Vítimas de denúncias infundadas podem apresentar queixa por denúncia caluniosa
Perante um relato que se revele infundado e resulte num arquivamento de um processo, os visados podem defender-se e apresentar no Ministério Público uma queixa por denúncia caluniosa. Podem também pedir ao Ministério Público que investigue o IP de onde resultou a denúncia anónima, segundo explica Raquel Caniço.
A advogada menciona que a CPCJ é obrigada a guardar os chamados logs. Atualmente, o prazo para a preservação desses dados está fixado em seis meses, mediante uma alteração introduzida com a lei dos metadados, que regula o acesso a metadados de comunicações eletrónicas para fins de investigação criminal. Ainda assim, a advogada diz que já teve casos em que passados três meses os dados tinham sido eliminados.
Apesar desta possibilidade de defesa, as advogadas ouvidas pelo Observador defendem medidas que ajudem a prevenir denúncias falsas ou sem fundamento. Marta Fonseca Ferreira considera que isso passa, no limite, por não permitir a apresentação de denúncias anónimas. “Se estamos a denunciar para proteger o menor, nós, que somos os denunciantes, temos também proteção e não temos nada a temer”, aponta.
A advogada lembra que atualmente já existe a opção de alguém se identificar ao fazer a denúncia à CPCJ, mas pedir que o seu nome não seja divulgado. “Eu posso dizer que presenciei isto, identificar-me, mas dizer que não quero que se saiba que fiz a denúncia. Isto é uma coisa diferente, que é a proteção”, nota.

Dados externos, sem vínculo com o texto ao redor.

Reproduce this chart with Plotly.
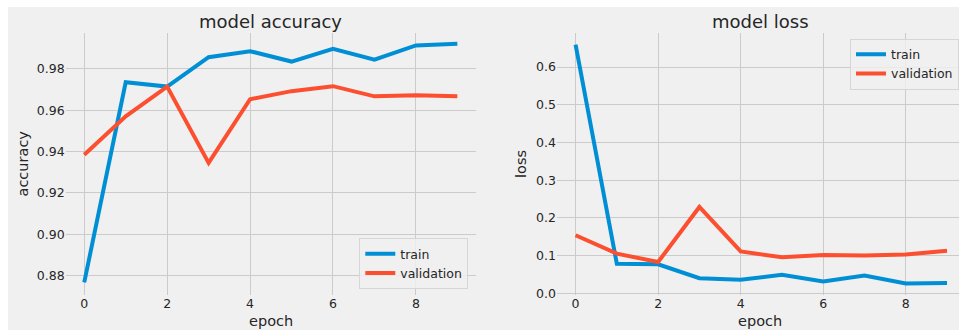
import plotly.graph_objects as go

epochs = [0, 1, 2, 3, 4, 5, 6, 7, 8, 9]
acc_train = [0.8768, 0.9735, 0.9714, 0.9856, 0.9885, 0.9835, 0.9897, 0.9844, 0.9913, 0.9921]
acc_val = [0.9385, 0.9570, 0.9714, 0.9345, 0.9653, 0.9692, 0.9716, 0.9667, 0.9672, 0.9667]
loss_train = [0.660, 0.078, 0.077, 0.040, 0.036, 0.049, 0.031, 0.047, 0.026, 0.027]
loss_val = [0.154, 0.105, 0.083, 0.229, 0.111, 0.0955, 0.1016, 0.100, 0.1027, 0.113]
acc_ticks = [0.88, 0.90, 0.92, 0.94, 0.96, 0.98]
loss_ticks = [0.0, 0.1, 0.2, 0.3, 0.4, 0.5, 0.6]
x_ticks = [0, 2, 4, 6, 8]

# reference frame is 962 x 330; the page is rendered slightly taller and scaled back
W, H_REF = 962, 330
H_FIG = 338
BLUE = "#008fd5"
RED = "#fc4f30"
BG = "#f0f0f0"
GRID = "#cbcbcb"
TXT = "#262626"
FONT = "DejaVu Sans"

def px(x):
    return x / W

def py(y):
    return 1 - y / H_REF

fig = go.Figure()
fig.add_trace(go.Scatter(x=epochs, y=acc_train, mode="lines", name="train",
                         line=dict(color=BLUE, width=4), xaxis="x", yaxis="y", legend="legend"))
fig.add_trace(go.Scatter(x=epochs, y=acc_val, mode="lines", name="validation",
                         line=dict(color=RED, width=4), xaxis="x", yaxis="y", legend="legend"))
fig.add_trace(go.Scatter(x=epochs, y=loss_train, mode="lines", name="train",
                         line=dict(color=BLUE, width=4), xaxis="x2", yaxis="y2", legend="legend2"))
fig.add_trace(go.Scatter(x=epochs, y=loss_val, mode="lines", name="validation",
                         line=dict(color=RED, width=4), xaxis="x2", yaxis="y2", legend="legend2"))

axis_common = dict(showgrid=True, gridcolor=GRID, gridwidth=1, zeroline=False, showline=False,
                   ticks="", tickfont=dict(family=FONT, size=12.5, color=TXT))

ydom = [py(293), py(33)]
fig.update_layout(
    width=W, height=H_FIG,
    margin=dict(l=0, r=0, t=0, b=0),
    paper_bgcolor="white", plot_bgcolor=BG,
    font=dict(family=FONT, color=TXT),
    xaxis=dict(domain=[px(65.6), px(476)], range=[-0.45, 9.45], tickvals=x_ticks,
               anchor="y", **axis_common),
    yaxis=dict(domain=ydom, range=[0.8708, 0.9972], tickvals=acc_ticks, tickformat=".2f",
               anchor="x", **axis_common),
    xaxis2=dict(domain=[px(557), px(959)], range=[-0.45, 9.29], tickvals=x_ticks,
                anchor="y2", **axis_common),
    yaxis2=dict(domain=ydom, range=[-0.004, 0.690], tickvals=loss_ticks, tickformat=".1f",
                anchor="x2", **axis_common),
    legend=dict(x=px(468.3), y=py(287.3), xanchor="right", yanchor="bottom",
                bgcolor="rgba(240,240,240,0.8)", bordercolor="#d6d6d6", borderwidth=1,
                font=dict(family=FONT, size=12.5, color=TXT)),
    legend2=dict(x=px(959), y=py(38.3), xanchor="right", yanchor="top",
                 bgcolor="rgba(240,240,240,0.8)", bordercolor="#d6d6d6", borderwidth=1,
                 font=dict(family=FONT, size=12.5, color=TXT)),
    shapes=[dict(type="rect", xref="paper", yref="paper", x0=px(8), x1=px(959), y0=0, y1=py(7),
                 fillcolor=BG, line=dict(width=0), layer="below")],
)

ann = [
    dict(text="model accuracy", x=px(270.8), y=py(21), size=18, angle=0),
    dict(text="model loss", x=px(760), y=py(21), size=18, angle=0),
    dict(text="epoch", x=px(270.8), y=py(319), size=14.5, angle=0),
    dict(text="epoch", x=px(760), y=py(319), size=14.5, angle=0),
    dict(text="accuracy", x=px(22.5), y=py(163), size=14.5, angle=-90),
    dict(text="loss", x=px(521), y=py(163), size=14.5, angle=-90),
]
for a in ann:
    fig.add_annotation(text=a["text"], x=a["x"], y=a["y"], xref="paper", yref="paper",
                       xanchor="center", yanchor="middle", showarrow=False, textangle=a["angle"],
                       font=dict(family=FONT, size=a["size"], color=TXT))

fig.write_html(
    "out.html",
    config={"displayModeBar": False},
    post_script="document.body.style.margin='0';document.documentElement.style.overflow='hidden';",
)
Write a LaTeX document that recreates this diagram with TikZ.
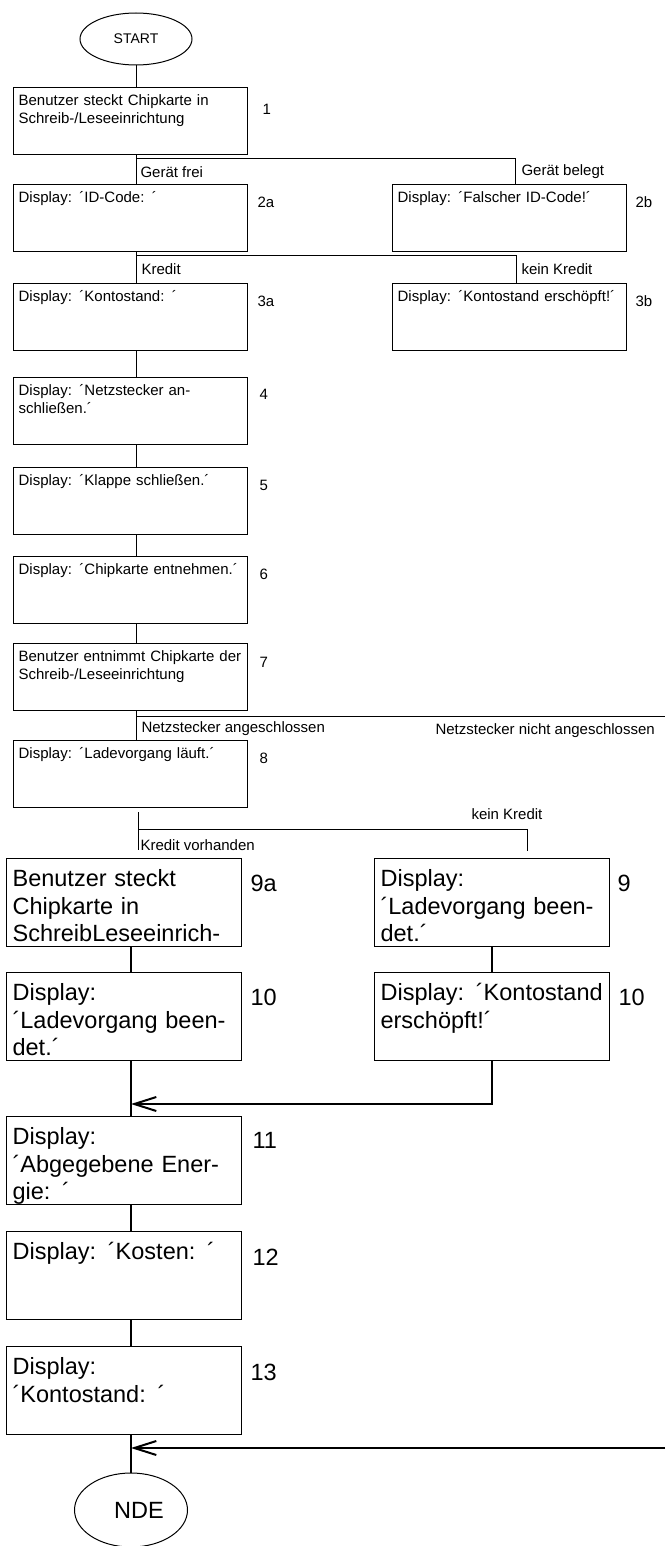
\documentclass[tikz,border=0pt]{standalone}
\usepackage{fontspec}
\setmainfont{Liberation Sans}
\usepackage{tikz}
\newcommand{\smalltxt}{\fontsize{15}{18.3}\selectfont}
\newcommand{\bigtxt}{\fontsize{23.5}{27.5}\selectfont}
\usetikzlibrary{shapes.geometric,arrows.meta}

\begin{document}
\begin{tikzpicture}[x=1pt,y=-1pt,line width=1pt]
    \tikzstyle{terminal}=[ellipse,draw,inner sep=0pt]
	\tikzstyle{smallbox}=[rectangle,draw,line width=1.2pt,anchor=north west,align=left,font=\smalltxt,text width=224pt,inner xsep=5pt,inner ysep=7pt,text height=11pt,text depth=42pt]
	\tikzstyle{bigbox}=[rectangle,draw,line width=1.2pt,anchor=north west,align=left,font=\bigtxt,text width=223pt,inner xsep=6pt,inner ysep=11pt,text height=17pt,text depth=49pt]
	\tikzstyle{num}=[anchor=west,inner sep=0pt,font=\smalltxt]
	\tikzstyle{bignum}=[anchor=west,inner sep=0pt,font=\bigtxt]
	\tikzstyle{annot}=[anchor=west,inner sep=0pt,font=\smalltxt]
    \tikzstyle{thick line}=[line width=2pt]
    \tikzstyle{merge}=[-{Straight Barb[length=22pt,width=14pt]},line width=2pt]

    \useasboundingbox (0,0) rectangle (665,1546);

    \node[terminal,minimum width=112pt,minimum height=52pt,font=\fontsize{14}{16}\selectfont] (start) at (136,39) {START};

    \node[smallbox] (b1) at (13,87) {Benutzer steckt Chipkarte in\\Schreib-/Leseeinrichtung};
    \node[num] (n1) at (262,109) {1};

    \node[smallbox] (b2a) at (13,184) {Display: ´ID-Code: ´};
    \node[num] (n2a) at (257,202) {2a};
    \node[smallbox] (b2b) at (392,184) {Display: ´Falscher ID-Code!´};
    \node[num] (n2b) at (635,202) {2b};

    \node[smallbox] (b3a) at (13,283) {Display: ´Kontostand: ´};
    \node[num] (n3a) at (257,301) {3a};
    \node[smallbox] (b3b) at (392,283) {Display: ´Kontostand erschöpft!´};
    \node[num] (n3b) at (635,301) {3b};

    \node[smallbox] (b4) at (13,377) {Display: ´Netzstecker an-\\schließen.´};
    \node[num] (n4) at (259,394) {4};
    \node[smallbox] (b5) at (13,467) {Display: ´Klappe schließen.´};
    \node[num] (n5) at (259,485) {5};
    \node[smallbox] (b6) at (13,556) {Display: ´Chipkarte entnehmen.´};
    \node[num] (n6) at (259,574) {6};
    \node[smallbox] (b7) at (13,643) {Benutzer entnimmt Chipkarte der\\Schreib-/Leseeinrichtung};
    \node[num] (n7) at (259,662) {7};
    \node[smallbox] (b8) at (13,740) {Display: ´Ladevorgang läuft.´};
    \node[num] (n8) at (259,758) {8};

    \node[bigbox] (b9a) at (6,858) {Benutzer steckt\\Chipkarte in\\SchreibLeseeinrich-};
    \node[bignum] (n9a) at (250,883) {9a};
    \node[bigbox] (b9) at (374,858) {Display:\\´Ladevorgang been-\\det.´};
    \node[bignum] (n9) at (617,883) {9};

    \node[bigbox] (b10a) at (6,972) {Display:\\´Ladevorgang been-\\det.´};
    \node[bignum] (n10a) at (250,997) {10};
    \node[bigbox] (b10b) at (374,972) {Display: ´Kontostand\\erschöpft!´};
    \node[bignum] (n10b) at (618,997) {10};

    \node[bigbox] (b11) at (6,1116) {Display:\\´Abgegebene Ener-\\gie: ´};
    \node[bignum] (n11) at (252,1140) {11};
    \node[bigbox] (b12) at (6,1231) {Display: ´Kosten: ´};
    \node[bignum] (n12) at (252,1257) {12};
    \node[bigbox] (b13) at (6,1346) {Display:\\´Kontostand: ´};
    \node[bignum] (n13) at (250,1372) {13};

    \node[terminal,minimum width=113pt,minimum height=74pt,font=\bigtxt] (nde) at (131,1510) {\hspace*{16pt}NDE};

    % branch corners and loose ends
    \coordinate (k1) at (515,159);
    \coordinate (k2) at (516,256);
    \coordinate (k3) at (665,716);
    \coordinate (k5) at (138,829);
    \coordinate (k4) at (527,829);
    \coordinate (m1) at (131,1104);
    \coordinate (m2) at (665,1448);

    \draw (start) -- (b1.north -| start);
    \draw (b1.south -| start) -- (b2a.north -| start);
    \draw (start |- k1) -- (k1) -- (b2b.north -| k1);
    \node[annot] (l1) at (140,172) {Gerät frei};
    \node[annot] (l2) at (521,172) {Gerät belegt};

    \draw (b2a.south -| start) -- (b3a.north -| start);
    \draw (start |- k2) -- (k2) -- (b3b.north -| k2);
    \node[annot] (l3) at (141,269) {Kredit};
    \node[annot] (l4) at (521,269) {kein Kredit};

    \draw (b3a.south -| start) -- (b4.north -| start);
    \draw (b4.south -| start) -- (b5.north -| start);
    \draw (b5.south -| start) -- (b6.north -| start);
    \draw (b6.south -| start) -- (b7.north -| start);
    \draw (b7.south -| start) -- (b8.north -| start);
    \draw (start |- k3) -- (k3);
    \node[annot] (l5) at (141,729) {Netzstecker angeschlossen};
    \node[annot] (l6) at (435,731) {Netzstecker nicht angeschlossen};

    \draw[shorten <=4pt,shorten >=8pt] (b8.south -| k5) -- (b9a.north -| k5);
    \draw[shorten >=7pt] (k5) -- (k4) -- (b9.north -| k4);
    \node[annot] (l7) at (140,845) {Kredit vorhanden};
    \node[annot] (l8) at (471,814) {kein Kredit};

    \draw[thick line] (b9a.south -| m1) -- (b10a.north -| m1);
    \draw[thick line] (b9) -- (b10b);
    \draw[thick line] (b10a.south -| m1) -- (b11.north -| m1);
    \draw[merge] (b10b.south) |- (m1);
    \draw[thick line] (b11.south -| m1) -- (b12.north -| m1);
    \draw[thick line] (b12.south -| m1) -- (b13.north -| m1);
    \draw[thick line] (b13.south -| nde) -- (nde);
    \draw[merge] (m2) -- (nde |- m2);
\end{tikzpicture}
\end{document}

Em sentido contrário, Raquel Caniço não considera necessário extinguir o anonimato da denúncia. A advogada admite que a CPCJ exija sempre que a pessoa se identifique, mas mantenha o seu anonimato enquanto todo o processo decorre. Já na eventualidade de um arquivamento por denúncia infundada, considera que a identidade do autor da queixa pudesse ser partilhada se os visados quiserem exercer o seu direito de defesa, incluindo através de uma denúncia caluniosa.
“Não me choca muito a questão de se permitir uma denúncia anónima. Agora, o que me choca é o mau uso da denúncia e que as pessoas que são visadas não se possam defender”, sublinha. “Isso é que eu acho profundamente errado.”